What are protocol buffers and why does Ensign use them?
Eventing is all about machines talking to each other, and that needs to happen as efficiently as possible. Binary serialization is an excellent way to enable message transmission to be as fast as possible.
Protocol buffers (aka gRPC) is a free and open-source cross-platform data format used to serialize structured data. Ensign uses protobuf to help the machines in our clusters quickly send and receive messages to and from each another, so that your publishers and subscribers can publish and consume your events as quickly as possible. You can read a bit more about how we use protobuf at the bottom of the SDK page.
What/Who is Ensign for?
Who is using Ensign and what are they using it for?
What are some good use cases for Ensign?
Ensign can be used for many different types of real-time applications. We put together this guide to help you come up with ideas for your next project.
What can I build - how do I get started?
Glad you asked! Check out some ideas here.

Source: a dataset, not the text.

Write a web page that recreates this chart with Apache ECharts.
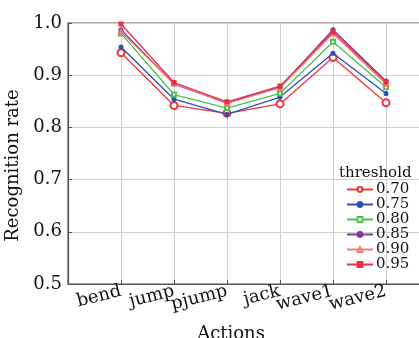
<!DOCTYPE html>
<html>
<head>
<meta charset="utf-8">
<script src="https://cdn.jsdelivr.net/npm/echarts@6/dist/echarts.min.js"></script>
<style>
  html, body { margin: 0; padding: 0; background: #fff; }
  #chart { width: 419px; height: 338px; }
</style>
</head>
<body>
<div id="chart"></div>
<script>
// Recognition rate per action for several thresholds
const actions = ['bend', 'jump', 'pjump', 'jack', 'wave1', 'wave2'];
const thresholds = ['0.70', '0.75', '0.80', '0.85', '0.90', '0.95'];
const rate070 = [0.943, 0.842, 0.827, 0.845, 0.934, 0.847];
const rate075 = [0.954, 0.854, 0.825, 0.858, 0.942, 0.865];
const rate080 = [0.980, 0.863, 0.837, 0.865, 0.964, 0.877];
const rate085 = [0.987, 0.883, 0.847, 0.877, 0.987, 0.889];
const rate090 = [0.983, 0.884, 0.846, 0.876, 0.980, 0.883];
const rate095 = [0.998, 0.886, 0.849, 0.879, 0.983, 0.887];
const yTicks = [0.5, 0.6, 0.7, 0.8, 0.9, 1.0];

const serif = '"DejaVu Serif", "Liberation Serif", serif';

// padded category list: empty slot at each end so the frame sits one step out
const cats = [''].concat(actions, ['']);
const pad = arr => [null].concat(arr, [null]);

const styles = [
  { data: rate070, color: '#f2343a', symbol: 'emptyCircle', size: 7 },
  { data: rate075, color: '#2f4fb5', symbol: 'circle', size: 4 },
  { data: rate080, color: '#4cc14c', symbol: 'emptyRect', size: 4 },
  { data: rate085, color: '#7d3a98', symbol: 'circle', size: 4 },
  { data: rate090, color: '#f2787a', symbol: 'emptyTriangle', size: 4 },
  { data: rate095, color: '#ea2f45', symbol: 'rect', size: 4 }
];

const chart = echarts.init(document.getElementById('chart'), null, { renderer: 'canvas' });

chart.setOption({
  animation: false,
  backgroundColor: '#fff',
  grid: {
    left: 68, top: 23, width: 371, height: 261,
    outerBoundsMode: 'none',
    containLabel: false,
    show: true, borderColor: '#555', borderWidth: 1.2, backgroundColor: 'transparent'
  },
  title: {
    text: 'threshold',
    left: 334, top: 161,
    textStyle: { fontFamily: serif, fontSize: 15, fontWeight: 'normal', color: '#111' }
  },
  legend: {
    orient: 'vertical',
    left: 341, top: 177,
    itemWidth: 26, itemHeight: 6, itemGap: 0,
    data: thresholds,
    textStyle: { fontFamily: serif, fontSize: 15, color: '#111', padding: [0, 0, 0, -2] }
  },
  xAxis: {
    type: 'category',
    data: cats,
    boundaryGap: false,
    name: 'Actions',
    nameLocation: 'middle',
    nameGap: 41,
    nameTextStyle: { fontFamily: serif, fontSize: 18, color: '#111', padding: [0, 45, 0, 0] },
    axisLine: { show: true, lineStyle: { color: '#555', width: 1.2 } },
    axisTick: { show: true, inside: true, length: 4, lineStyle: { color: '#555' } },
    axisLabel: {
      rotate: 14, fontFamily: serif, fontSize: 18, color: '#111', margin: 7,
      interval: 0
    },
    splitLine: { show: true, lineStyle: { color: '#cfcfcf', width: 1 } }
  },
  yAxis: {
    type: 'value',
    min: yTicks[0], max: yTicks[yTicks.length - 1], interval: 0.1,
    name: 'Recognition rate',
    nameLocation: 'middle',
    nameGap: 41,
    nameTextStyle: { fontFamily: serif, fontSize: 18, color: '#111', padding: [0, 24, 0, 0] },
    axisLine: { show: true, lineStyle: { color: '#555', width: 1.2 } },
    axisTick: { show: true, inside: true, length: 4, lineStyle: { color: '#555' } },
    axisLabel: {
      fontFamily: serif, fontSize: 18, color: '#111', margin: 6,
      formatter: v => v.toFixed(1)
    },
    splitLine: { show: true, lineStyle: { color: '#cfcfcf', width: 1 } }
  },
  series: styles.map((s, i) => ({
    name: thresholds[i],
    type: 'line',
    data: pad(s.data),
    symbol: s.symbol,
    symbolSize: s.size,
    showAllSymbol: true,
    connectNulls: false,
    color: s.color,
    lineStyle: { color: s.color, width: 1.3 },
    itemStyle: { color: s.color, borderColor: s.color, borderWidth: 1.1 },
    z: 2 + i
  }))
});
</script>
</body>
</html>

In what agencies or companies is this kind of work relevant? Where can I work if I want to do projects like this?
Ensign serves a broad set of use cases, some of which we have outlined in this guide.
All data is inherently streaming in nature. The only real difference is how we decide to conceptualize that data — as what it really is (a stream of changes) or as what it looks like right now (a snapshot).
Suffice to say, the data flowing through most workplaces is already happening in a stream — which means it’s pretty likely that being able to do preprocessing, analytics and modeling on streams of data is relevant to your industry or organization, whatever that industry or organization happens to be.